Years of conducting blind tastings taught me perception can have a big influence on how we taste things. It's just our nature and I'm as subject to the influence as anyone else. If you hand a four year old a piece of broccoli he may taste it and say 'yuck' which is a true assessment because he has no perception of what broccoli is or how it should taste, he just knows he doesn't like it.
Yet I've handed an experienced grown up a glass of 12 year old single malt and have him say the adult equivalent of yuck because he was going on taste alone without knowing what was in the glass. This opposed to the fact he has a bottle of this same stuff in his home bar where he considers it to be a first rate choice.

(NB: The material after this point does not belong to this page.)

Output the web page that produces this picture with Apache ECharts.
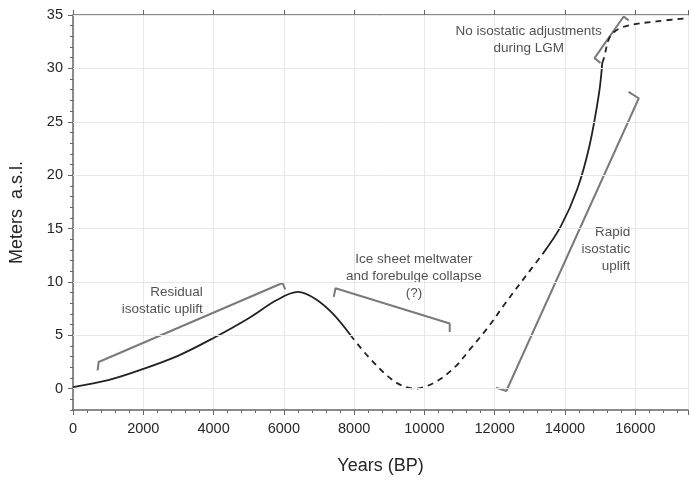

I choose single malt as an example because those canny Scots have made an art of overaged, limited issue, specially finished, very expensive whisys (some of which can be truly dreadful) but they're not selling higher quality rather they are selling exclusivity. Not a bad thing in and of itself and serves the role of corporate gift giving during the holidays, but may not my first drinking choice. Anybody remember the 15 year old Canadian Club limited bottling they came out with some years back? Beautifully packaged in a fancy box it made an impression but in truth was a very lightly flavored dram that I would just as soon mix with ginger ale as drink straight.
I've found price, packaging and the exclusive factors don't guarantee that either I or my guests will like it any more than a regular offering and in fact may like it less because overaging can easily throw a whisky out of balance, yet if it has the 'right' label guests will gush over it because, well, they think they should, it's just instinct to follow the lead because no one wants to be thought of as unable to appreciate what they have been told is the good stuff. We are all the World's greatest expert on our individual preferences though and blind tasting is the best way to separate out the members of the herd.
My son is grown now and he still won't eat broccoli no matter how finely you mince and try to hide it in a casserole.